Casa Borinqueña has been feeding Oakland locals hungry for island cuisine since 2018. The pop-up and catering business won devout fans with pernil, shrimp mofongo, chicharrón de cerdo, and tostones con pollo. But last summer, Chef Lulu (who asked to be attributed by her first name) shocked, and in some cases angered, the small community when she veganized her menu. Many told the chef, who was raised on the archipelago and in Brooklyn, that Puerto Rican dishes sans meat, particularly pork, could never be authentic.

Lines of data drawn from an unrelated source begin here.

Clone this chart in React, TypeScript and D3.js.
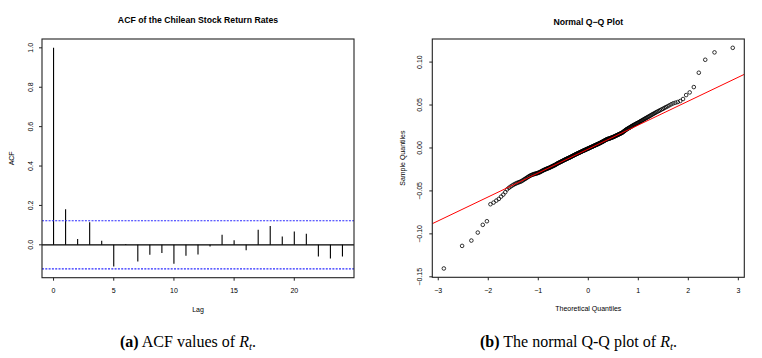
import { useEffect, useRef } from "react";
import * as d3 from "d3";

// ACF of the return series, lag 0..24
const acfLags = [0, 1, 2, 3, 4, 5, 6, 7, 8, 9, 10, 11, 12, 13, 14, 15, 16, 17, 18, 19, 20, 21, 22, 23, 24];
const acfValues = [
  1.0, 0.181, 0.03, 0.114, 0.021, -0.11, 0.004, -0.085, -0.051, -0.042, -0.096, -0.055, -0.049,
  -0.009, 0.051, 0.023, -0.028, 0.076, 0.095, 0.042, 0.068, 0.056, -0.059, -0.069, -0.059,
];
const confLimit = 0.122;
const acfXTicks = [0, 5, 10, 15, 20];
const acfYTicks = [0, 0.2, 0.4, 0.6, 0.8, 1.0];

// sorted sample quantiles
const sampleQuantiles = [
  -0.1403, -0.114, -0.1078, -0.0985, -0.0895, -0.0853, -0.0655, -0.0636, -0.0613, -0.0593, -0.0566, -0.0543, -0.0515,
  -0.0482, -0.0464, -0.045, -0.0438, -0.0427, -0.0418, -0.041,
  -0.0404, -0.0398, -0.0393, -0.0386, -0.0377, -0.0369, -0.0361, -0.0353, -0.0345, -0.0337,
  -0.033, -0.0323, -0.0318, -0.0313, -0.0309, -0.0305, -0.0302, -0.03, -0.0297, -0.0294,
  -0.0291, -0.0287, -0.0283, -0.0279, -0.0274, -0.0269, -0.0265, -0.026, -0.0256, -0.0252,
  -0.0249, -0.0245, -0.0242, -0.0238, -0.0236, -0.0233, -0.0229, -0.0226, -0.0222, -0.0218,
  -0.0215, -0.0211, -0.0208, -0.0204, -0.0201, -0.0197, -0.0193, -0.0189, -0.0184, -0.018,
  -0.0177, -0.0173, -0.017, -0.0167, -0.0163, -0.016, -0.0157, -0.0153, -0.015, -0.0147,
  -0.0143, -0.014, -0.0137, -0.0134, -0.0131, -0.0128, -0.0125, -0.0122, -0.0119, -0.0116,
  -0.0114, -0.011, -0.0108, -0.0105, -0.0102, -0.0098, -0.0095, -0.0092, -0.0089, -0.0086,
  -0.0083, -0.008, -0.0077, -0.0074, -0.0071, -0.0068, -0.0066, -0.0063, -0.006, -0.0057,
  -0.0055, -0.0052, -0.0049, -0.0047, -0.0044, -0.0041, -0.0038, -0.0035, -0.0033, -0.003,
  -0.0028, -0.0025, -0.0023, -0.002, -0.0017, -0.0015, -0.0012, -0.0009, -0.0007, -0.0005,
  -0.0002, 0.0001, 0.0004, 0.0006, 0.0009, 0.0012, 0.0013, 0.0016, 0.0019, 0.0022,
  0.0024, 0.0027, 0.003, 0.0033, 0.0035, 0.0037, 0.004, 0.0043, 0.0045, 0.0048,
  0.0051, 0.0054, 0.0056, 0.0059, 0.0062, 0.0066, 0.0069, 0.0071, 0.0075, 0.0078,
  0.0081, 0.0085, 0.0088, 0.0092, 0.0095, 0.0098, 0.01, 0.0104, 0.0105, 0.0107,
  0.0109, 0.0111, 0.0113, 0.0116, 0.0118, 0.0121, 0.0123, 0.0126, 0.0128, 0.0131,
  0.0134, 0.0138, 0.0141, 0.0144, 0.0147, 0.015, 0.0153, 0.0157, 0.016, 0.0163,
  0.0167, 0.017, 0.0173, 0.0177, 0.0182, 0.0188, 0.0193, 0.0199, 0.0204, 0.021,
  0.0216, 0.022, 0.0225, 0.023, 0.0234, 0.0239, 0.0244, 0.0249, 0.0254, 0.0259,
  0.0264, 0.0269, 0.0273, 0.0278, 0.0283, 0.0288, 0.0292, 0.0298, 0.0303, 0.0309,
  0.0315, 0.032, 0.0326, 0.0333, 0.0339, 0.0345, 0.0351, 0.0358, 0.0364, 0.0371,
  0.0378, 0.0386, 0.0393, 0.04, 0.0408, 0.0416, 0.0423, 0.0431, 0.0439, 0.0448,
  0.0456, 0.0466, 0.0476, 0.0486, 0.0497, 0.0509, 0.052, 0.0527, 0.0535, 0.0547,
  0.057, 0.0616, 0.0647, 0.0709, 0.0876, 0.1027, 0.1113, 0.1166,
];
const qqXTicks = [-3, -2, -1, 0, 1, 2, 3];
const qqYTicks = [-0.15, -0.1, -0.05, 0, 0.05, 0.1];

const W = 762, H = 358;
const SANS = "Liberation Sans, Arial, Helvetica, sans-serif";
const SERIF = "Liberation Serif, Times New Roman, serif";

// inverse normal cdf (Acklam)
function qnorm(p: number) {
  const a = [-39.69683028665376, 220.9460984245205, -275.9285104469687, 138.357751867269, -30.66479806614716, 2.506628277459239];
  const b = [-54.47609879822406, 161.5858368580409, -155.6989798598866, 66.80131188771972, -13.28068155288572];
  const c = [-0.007784894002430293, -0.3223964580411365, -2.400758277161838, -2.549732539343734, 4.374664141464968, 2.938163982698783];
  const d = [0.007784695709041462, 0.3224671290700398, 2.445134137142996, 3.754408661907416];
  const pl = 0.02425;
  if (p < pl || p > 1 - pl) {
    const q = Math.sqrt(-2 * Math.log(p < pl ? p : 1 - p));
    const v = (((((c[0] * q + c[1]) * q + c[2]) * q + c[3]) * q + c[4]) * q + c[5]) /
      ((((d[0] * q + d[1]) * q + d[2]) * q + d[3]) * q + 1);
    return p < pl ? v : -v;
  }
  const q = p - 0.5, r = q * q;
  return (((((a[0] * r + a[1]) * r + a[2]) * r + a[3]) * r + a[4]) * r + a[5]) * q /
    (((((b[0] * r + b[1]) * r + b[2]) * r + b[3]) * r + b[4]) * r + 1);
}

// R-style axis range: data range widened by 4%
function rRange(lo: number, hi: number): [number, number] {
  const e = (hi - lo) * 0.04;
  return [lo - e, hi + e];
}

const fmtMinus = (s: string) => s.replace("-", "\u2212");

function App() {
  const ref = useRef<SVGSVGElement>(null);

  useEffect(() => {
    const svg = d3.select(ref.current);
    svg.selectAll("*").remove();
    svg.append("rect").attr("width", W).attr("height", H).attr("fill", "#fff");

    // ---------- left: ACF ----------
    const A = { x0: 42, x1: 354, y0: 39, y1: 277.7 };
    const xA = d3.scaleLinear().domain(rRange(d3.min(acfLags)!, d3.max(acfLags)!)).range([A.x0, A.x1]);
    const yA = d3.scaleLinear()
      .domain(rRange(Math.min(d3.min(acfValues)!, -confLimit), Math.max(d3.max(acfValues)!, confLimit)))
      .range([A.y1, A.y0]);

    const gA = svg.append("g");
    gA.selectAll("line.spike").data(acfLags).enter().append("line")
      .attr("x1", d => xA(d)).attr("x2", d => xA(d))
      .attr("y1", yA(0)).attr("y2", (d, i) => yA(acfValues[i]))
      .attr("stroke", "#000").attr("stroke-width", 1.1);
    gA.append("line").attr("x1", A.x0).attr("x2", A.x1).attr("y1", yA(0)).attr("y2", yA(0))
      .attr("stroke", "#000").attr("stroke-width", 1.1);
    [confLimit, -confLimit].forEach(v => {
      gA.append("line").attr("x1", A.x0).attr("x2", A.x1).attr("y1", yA(v)).attr("y2", yA(v))
        .attr("stroke", "#2b2bff").attr("stroke-width", 1.1).attr("stroke-dasharray", "2,1.3");
    });
    gA.append("rect").attr("x", A.x0).attr("y", A.y0).attr("width", A.x1 - A.x0).attr("height", A.y1 - A.y0)
      .attr("fill", "none").attr("stroke", "#222").attr("stroke-width", 1.1);

    acfXTicks.forEach(t => {
      gA.append("line").attr("x1", xA(t)).attr("x2", xA(t)).attr("y1", A.y1).attr("y2", A.y1 + 3)
        .attr("stroke", "#222");
      gA.append("text").attr("x", xA(t)).attr("y", 290.7).attr("text-anchor", "middle")
        .attr("dominant-baseline", "central").attr("font-family", SANS).attr("font-size", 7).text(d3.format("d")(t));
    });
    acfYTicks.forEach(t => {
      gA.append("line").attr("x1", A.x0 - 3).attr("x2", A.x0).attr("y1", yA(t)).attr("y2", yA(t))
        .attr("stroke", "#222");
      gA.append("text").attr("transform", `translate(30,${yA(t)}) rotate(-90)`).attr("text-anchor", "middle")
        .attr("dominant-baseline", "central").attr("font-family", SANS).attr("font-size", 7).text(d3.format(".1f")(t));
    });
    gA.append("text").attr("x", (A.x0 + A.x1) / 2).attr("y", 19.5).attr("text-anchor", "middle")
      .attr("dominant-baseline", "central").attr("font-family", SANS).attr("font-weight", "bold").attr("font-size", 8.7)
      .text("ACF of the Chilean Stock Return Rates");
    gA.append("text").attr("x", (A.x0 + A.x1) / 2).attr("y", 309).attr("text-anchor", "middle")
      .attr("dominant-baseline", "central").attr("font-family", SANS).attr("font-size", 7).text("Lag");
    gA.append("text").attr("transform", `translate(11,${(A.y0 + A.y1) / 2}) rotate(-90)`).attr("text-anchor", "middle")
      .attr("dominant-baseline", "central").attr("font-family", SANS).attr("font-size", 7).text("ACF");

    // ---------- right: normal Q-Q ----------
    const B = { x0: 432.3, x1: 744.3, y0: 39, y1: 277.3 };
    const n = sampleQuantiles.length;
    const theo = sampleQuantiles.map((_, i) => qnorm((i + 1 - 0.5) / n));
    const xB = d3.scaleLinear().domain(rRange(d3.min(theo)!, d3.max(theo)!)).range([B.x0, B.x1]);
    const yB = d3.scaleLinear().domain(rRange(d3.min(sampleQuantiles)!, d3.max(sampleQuantiles)!)).range([B.y1, B.y0]);

    const gB = svg.append("g");
    gB.append("clipPath").attr("id", "qqclip").append("rect")
      .attr("x", B.x0).attr("y", B.y0).attr("width", B.x1 - B.x0).attr("height", B.y1 - B.y0);

    gB.selectAll("circle").data(sampleQuantiles).enter().append("circle")
      .attr("cx", (d, i) => xB(theo[i])).attr("cy", d => yB(d)).attr("r", 1.8)
      .attr("fill", "none").attr("stroke", "#000").attr("stroke-width", 0.8);

    // qqline through the quartiles
    const q1 = d3.quantile(sampleQuantiles, 0.25)!, q3 = d3.quantile(sampleQuantiles, 0.75)!;
    const z1 = qnorm(0.25), z3 = qnorm(0.75);
    const slope = (q3 - q1) / (z3 - z1);
    const icpt = q1 - slope * z1;
    const [xa, xb] = xB.domain();
    gB.append("line").attr("clip-path", "url(#qqclip)")
      .attr("x1", xB(xa)).attr("y1", yB(icpt + slope * xa))
      .attr("x2", xB(xb)).attr("y2", yB(icpt + slope * xb))
      .attr("stroke", "#ff0000").attr("stroke-width", 1);

    gB.append("rect").attr("x", B.x0).attr("y", B.y0).attr("width", B.x1 - B.x0).attr("height", B.y1 - B.y0)
      .attr("fill", "none").attr("stroke", "#222").attr("stroke-width", 1.1);

    qqXTicks.forEach(t => {
      gB.append("line").attr("x1", xB(t)).attr("x2", xB(t)).attr("y1", B.y1).attr("y2", B.y1 + 3).attr("stroke", "#222");
      gB.append("text").attr("x", xB(t)).attr("y", 290.7).attr("text-anchor", "middle")
        .attr("dominant-baseline", "central").attr("font-family", SANS).attr("font-size", 7)
        .text(fmtMinus(d3.format("d")(t)));
    });
    qqYTicks.forEach(t => {
      gB.append("line").attr("x1", B.x0 - 3).attr("x2", B.x0).attr("y1", yB(t)).attr("y2", yB(t)).attr("stroke", "#222");
      gB.append("text").attr("transform", `translate(419.5,${yB(t)}) rotate(-90)`).attr("text-anchor", "middle")
        .attr("dominant-baseline", "central").attr("font-family", SANS).attr("font-size", 7)
        .text(fmtMinus(d3.format(".2f")(t)));
    });
    gB.append("text").attr("x", (B.x0 + B.x1) / 2).attr("y", 22).attr("text-anchor", "middle")
      .attr("dominant-baseline", "central").attr("font-family", SANS).attr("font-weight", "bold").attr("font-size", 8.7)
      .text("Normal Q\u2212Q Plot");
    gB.append("text").attr("x", (B.x0 + B.x1) / 2).attr("y", 308.5).attr("text-anchor", "middle")
      .attr("dominant-baseline", "central").attr("font-family", SANS).attr("font-size", 7).text("Theoretical Quantiles");
    gB.append("text").attr("transform", `translate(402,${(B.y0 + B.y1) / 2}) rotate(-90)`).attr("text-anchor", "middle")
      .attr("dominant-baseline", "central").attr("font-family", SANS).attr("font-size", 7).text("Sample Quantiles");

    // ---------- captions ----------
    const caption = (cx: number, label: string, body: string) => {
      const t = svg.append("text").attr("x", cx).attr("y", 347).attr("text-anchor", "middle")
        .attr("font-family", SERIF).attr("font-size", 16).attr("fill", "#000");
      t.append("tspan").attr("font-weight", "bold").text(label);
      t.append("tspan").text(" " + body + " ");
      t.append("tspan").attr("font-style", "italic").text("R");
      t.append("tspan").attr("font-style", "italic").attr("font-size", 11).attr("dy", 3).text("t");
      t.append("tspan").attr("dy", -3).text(".");
    };
    caption(188, "(a)", "ACF values of");
    caption(578.5, "(b)", "The normal Q-Q plot of");
  }, []);

  return (
    <svg ref={ref} width={W} height={H}
      style={{ position: "absolute", left: 0, top: 0, display: "block" }} />
  );
}

export default App;
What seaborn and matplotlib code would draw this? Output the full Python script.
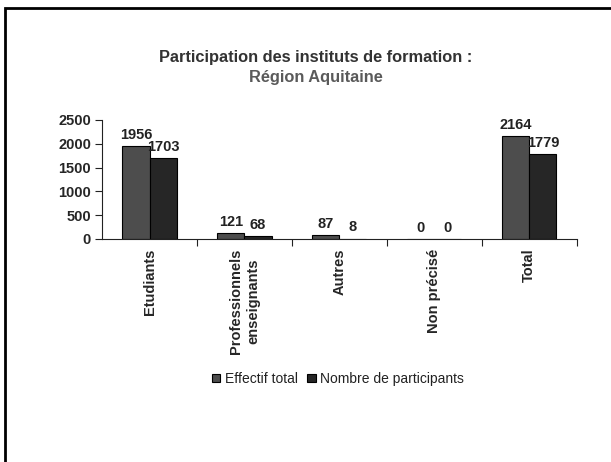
import pandas as pd
import matplotlib.pyplot as plt
import seaborn as sns
from matplotlib.patches import Rectangle

# data
categories = ['Etudiants', 'Professionnels\nenseignants', 'Autres', 'Non précisé', 'Total']
effectif_total = [1956, 121, 87, 0, 2164]
nb_participants = [1703, 68, 8, 0, 1779]
series = ['Effectif total', 'Nombre de participants']

df = pd.DataFrame({
    'categorie': categories * 2,
    'valeur': effectif_total + nb_participants,
    'serie': [series[0]] * len(categories) + [series[1]] * len(categories),
})

sns.set_theme(style='white')
plt.rcParams['font.family'] = ['Liberation Sans', 'DejaVu Sans']

fig = plt.figure(figsize=(6.11, 4.62), dpi=100)
ax = fig.add_axes([0.167, 0.4827, 0.777, 0.2576])

sns.barplot(data=df, x='categorie', y='valeur', hue='serie',
            palette=['#4d4d4d', '#262626'], edgecolor='black', linewidth=0.8,
            width=0.57, gap=0, ax=ax, legend=True)

for cont in ax.containers:
    ax.bar_label(cont, fmt='%d', padding=3, fontsize=10.5, fontweight='bold', color='#222222')

ax.set_ylim(0, 2500)
ax.set_xlim(-0.5, 4.5)
ax.set_yticks([0, 500, 1000, 1500, 2000, 2500])
ax.set_xlabel('')
ax.set_ylabel('')
for s in ['top', 'right']:
    ax.spines[s].set_visible(False)
for s in ['left', 'bottom']:
    ax.spines[s].set_color('#222222')
    ax.spines[s].set_linewidth(0.8)

ax.tick_params(axis='y', left=True, length=5, width=0.8, labelsize=10.5, color='#222222', pad=3)
for lab in ax.get_yticklabels():
    lab.set_fontweight('bold')
ax.set_xticks(range(len(categories)))
ax.set_xticklabels(categories, rotation=90, fontsize=10.5, fontweight='bold',
                   linespacing=1.35, va='top', ha='center', multialignment='center')
ax.tick_params(axis='x', bottom=False, pad=1)
# tick marks between categories, as in the original
ax.set_xticks([i + 0.5 for i in range(len(categories))], minor=True)
ax.tick_params(axis='x', which='minor', bottom=True, length=5, width=0.8, color='#222222')

fig.text(0.517, 0.875, 'Participation des instituts de formation :', ha='center', va='center',
         fontsize=11.8, fontweight='bold', color='#333333')
fig.text(0.517, 0.832, 'Région Aquitaine', ha='center', va='center',
         fontsize=11.8, fontweight='bold', color='#5a5a5a')

ax.legend(loc='center', bbox_to_anchor=(0.553, 0.180), bbox_transform=fig.transFigure,
          ncol=2, frameon=False, fontsize=10, handlelength=0.6, handleheight=0.6,
          handletextpad=0.3, columnspacing=0.7, labelcolor='#222222')

# outer frame of the chart area
fig.patches.append(Rectangle((0.008, -0.1), 1.1, 1.083, transform=fig.transFigure,
                             fill=False, edgecolor='black', linewidth=2))

fig.savefig('out.png', dpi=100)
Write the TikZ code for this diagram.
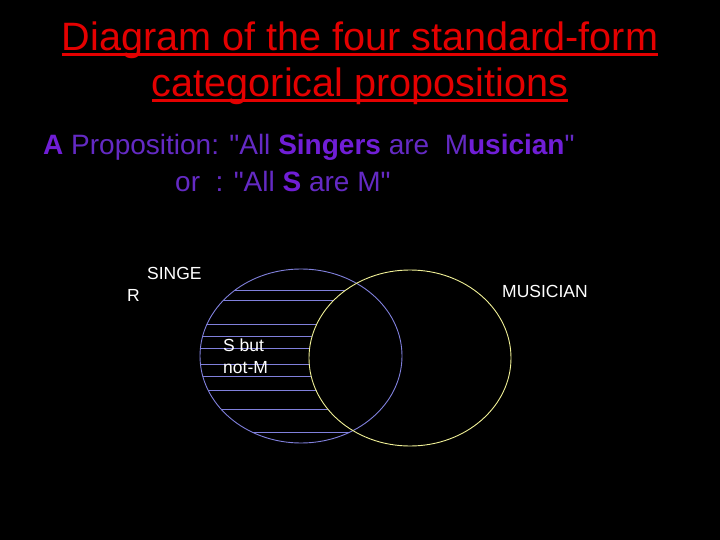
\documentclass[tikz,border=0pt]{standalone}
\usepackage{fontspec}
\setmainfont{Liberation Sans}
\newfontfamily\propfont{Liberation Sans}
\usetikzlibrary{positioning,calc}
\definecolor{titlered}{RGB}{228,0,0}
\definecolor{propnorm}{RGB}{100,42,196}
\definecolor{propbold}{RGB}{112,30,214}
\definecolor{setblue}{RGB}{128,128,220}
\definecolor{setyellow}{RGB}{240,240,150}

\begin{document}
\begin{tikzpicture}[x=1pt,y=-1pt,every node/.style={inner sep=0pt}]

%Define sizes of the two sets
\def\srx{101}          %x radius for SINGERS.
\def\sry{87}           %y radius for SINGERS.
\def\mrx{101}          %x radius for MUSICIAN.
\def\mry{88}           %y radius for MUSICIAN.

\tikzset{
  titletext/.style={text=titlered,font=\fontsize{39.6}{46}\selectfont},
  titlerule/.style={draw=titlered,line width=3pt},
  proptext/.style={text=propnorm,font=\propfont\fontsize{28}{32}\selectfont,anchor=base west},
  setlabel/.style={text=white,font=\fontsize{17.5}{22}\selectfont,anchor=base west},
  hatch/.style={draw=setblue,line width=1pt},
}
\newcommand{\pb}[1]{\textcolor{propbold}{\textbf{#1}}}

% Background.
    \fill[black] (0,0) rectangle (720,540);

% Define coordinates.
    \coordinate (sc) at (301,356);
    \coordinate (mc) at (410,358);

% Title
    \node[titletext,anchor=base] (title1) at (360,51) {Diagram of the four standard-form};
    \node[titletext,anchor=base] (title2) at (360,97) {categorical propositions};
    \draw[titlerule] ([yshift=-3.5pt]title1.base west) -- ([yshift=-3.5pt]title1.base east);
    \draw[titlerule] ([yshift=-3.5pt]title2.base west) -- ([yshift=-3.5pt]title2.base east);

% A proposition
    \node[proptext] (prop1) at (43,155) {\pb{A} Proposition: "All \pb{Singers} are~ M\pb{usician}"};
    \node[proptext] (prop2) at (175,192) {or~ : "All \pb{S} are M"};

% Hatching of S but not-M
    \begin{scope}
    \clip (sc) ellipse [x radius=\srx pt, y radius=\sry pt];
    \foreach \y in {290,300,324,336,348,364,376,390,409,432}
        \draw[hatch] (190,\y) -- (380,\y);
    \end{scope}
    \fill[black] (mc) ellipse [x radius=\mrx pt, y radius=\mry pt];

% SINGERS and MUSICIAN
    \draw[setblue,line width=0.9pt] (sc) ellipse [x radius=\srx pt, y radius=\sry pt];
    \draw[setyellow,line width=0.9pt] (mc) ellipse [x radius=\mrx pt, y radius=\mry pt];

% Labels
    \node[setlabel] (singe) at (147,279) {SINGE};
    \node[setlabel] (singr) at (127,301) {R};
    \node[setlabel] (musician) at (502,297) {MUSICIAN};
    \node[setlabel] (sbut) at (223,351) {S but};
    \node[setlabel] (notm) at (223,373) {not-M};

\end{tikzpicture}
\end{document}
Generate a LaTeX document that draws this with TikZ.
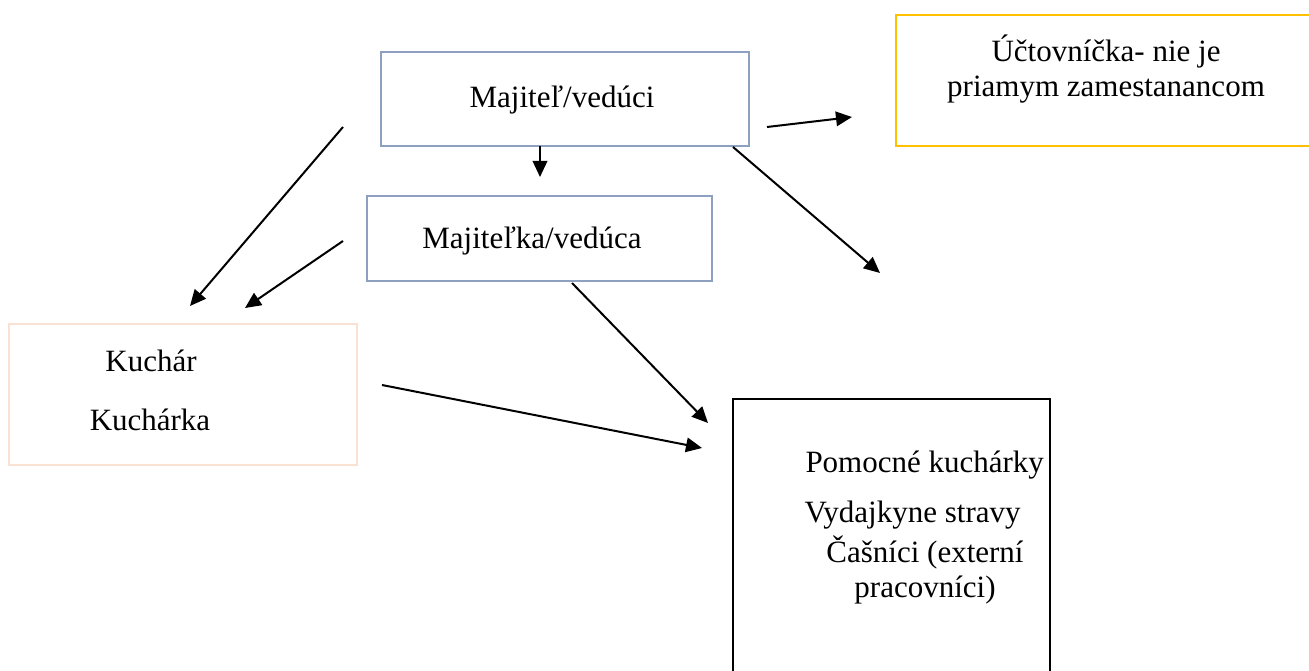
\documentclass[tikz,border=0pt]{standalone}
\usepackage{fontspec}
\setmainfont{Liberation Serif}
\usetikzlibrary{arrows.meta,positioning}
\newdimen\pxu \pxu=0.4pt
\definecolor{boxblue}{RGB}{141,160,192}
\definecolor{boxgold}{RGB}{255,192,0}
\definecolor{boxpeach}{RGB}{250,226,210}

\begin{document}
\begin{tikzpicture}[
  x=0.4pt, y=-0.4pt,
  box/.style={draw, inner sep=0pt, line width=0.5pt},
  lbl/.style={anchor=base, inner sep=0pt, font=\fontsize{12.4}{14}\selectfont},
  arr/.style={-{Triangle[length=6.4pt,width=5.8pt]}, line width=0.8pt}
]
\clip (0,0) rectangle (1309,671);
\fill[white] (0,0) rectangle (1309,671);

% boxes
\node[box, draw=boxblue, minimum width=368\pxu, minimum height=94\pxu] (owner) at (565,99) {};
\node[box, draw=boxblue, minimum width=345\pxu, minimum height=85\pxu] (deputy) at (539.5,238.5) {};
\node[box, draw=boxgold, line width=0.8pt, minimum width=424\pxu, minimum height=131\pxu] (acc) at (1108,80.5) {};
\node[box, draw=boxpeach, line width=0.8pt, minimum width=348\pxu, minimum height=141\pxu] (cook) at (183,394.5) {};
\node[box, draw=black, line width=0.6pt, minimum width=317\pxu, minimum height=300\pxu] (staff) at (891.5,549) {};

% texts
\node[lbl] (ownertxt) at (562,108) {Majiteľ/vedúci};
\node[lbl] (deputytxt) at (532,249) {Majiteľka/vedúca};
\node[lbl] (acctxt1) at (1106,62) {Účtovníčka- nie je};
\node[lbl] (acctxt2) at (1106,97) {priamym zamestanancom};
\node[lbl] (cooktxt1) at (151,372) {Kuchár};
\node[lbl] (cooktxt2) at (150,431) {Kuchárka};
\node[lbl, anchor=base west] (stafftxt1) at (805,473) {Pomocné kuchárky};
\node[lbl, anchor=base west] (stafftxt2) at (804,523) {Vydajkyne stravy};
\node[lbl] (stafftxt3) at (925,563) {Čašníci (externí};
\node[lbl] (stafftxt4) at (925,598) {pracovníci)};

% arrow ends
\coordinate (o1) at (767,127);  \coordinate (a1) at (852,117);
\coordinate (o2) at (540,146);  \coordinate (a2) at (540,177);
\coordinate (o3) at (343,127);  \coordinate (a3) at (190,306);
\coordinate (o4) at (343,241);  \coordinate (a4) at (245,308);
\coordinate (o5) at (733,147);  \coordinate (a5) at (880,273);
\coordinate (o6) at (572,283);  \coordinate (a6) at (708,423);
\coordinate (o7) at (382,385);  \coordinate (a7) at (702,448);

\draw[arr] (o1) -- (a1);
\draw[arr] (o2) -- (a2);
\draw[arr] (o3) -- (a3);
\draw[arr] (o4) -- (a4);
\draw[arr] (o5) -- (a5);
\draw[arr] (o6) -- (a6);
\draw[arr] (o7) -- (a7);
\end{tikzpicture}
\end{document}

“I started to question my own culinary skills: Would I be able to truly achieve the flavors?” chef Lulu asked herself. “I was also really sad because I felt abandoned by my own community. There was a sense of mourning. And there was also fear. I became anxious. I wondered if this was a good business move and, if it wasn’t, if I could ever recover from it.”
The menu shift was a risky decision to make, especially amid a pandemic that destabilized the food industry. But while the founder lost some patrons, she found enthusiastic support among a vegan community searching for plant-based dishes surging with flavors. Casa Borinqueña’s rotating menu still features the classics: arroz con gandules, mofongo, maduros, and pastelillos, to name a few. “People tell me all the time that it’s the best vegan food they’ve ever tasted,” Chef Lulu says. “I’m just keeping on with tradition.”
In Puerto Rico, more kitchens are preparing meat-free plates to meet the dietary demands of a growing vegan community. Across the archipelago, but especially in its capital of San Juan, vegan restaurants are offering locals and tourists signature meals rich in isle ingredients and precolonial techniques. In the contiguous U.S., a similar movement is growing. Preserving Puerto Rican culture in a plant-based movement that’s been commercially whitewashed, these vegan restaurants, cuchifritos, food trucks, pop-ups, and catering services have sprung up in cities that boast vast Puerto Rican populations, like Florida, New York, Pennsylvania, Connecticut, Illinois, and California.
Growing up in San Juan, Javier Muñiz delivered his grandmother’s fiambreras, packed home-cooked dinners sold in the community, long before meal-prep services became a trend. In 2015, nine years after migrating to Orlando, he began cooking plant-based alternatives to Puerto Rican delicacies to impress his vegan girlfriend (and now wife), Karina Munoz Cancel. It started with sweets, from creamy coconut quesitos to the classic flan. Soon, every recipe he prepared was plant-based.
The pair started vending the Caribbean pastries at local farmers markets, and in 2016, they opened the vegan Puerto Rican bakery Almendra’s. A year ago, they launched the Earthy Kitchen next door, and brought along Muñiz’s 70-year-old mom to ensure the sabor and spirit of Borikén are mixed into the pots and pans. The cuchifrito-style restaurant serves plant-based Puerto Rican soul food: savory frituras, deep-fried treats like empanadillas, alcapurria, and relleno de papa that satisfy patrons’ deepest hunger for home.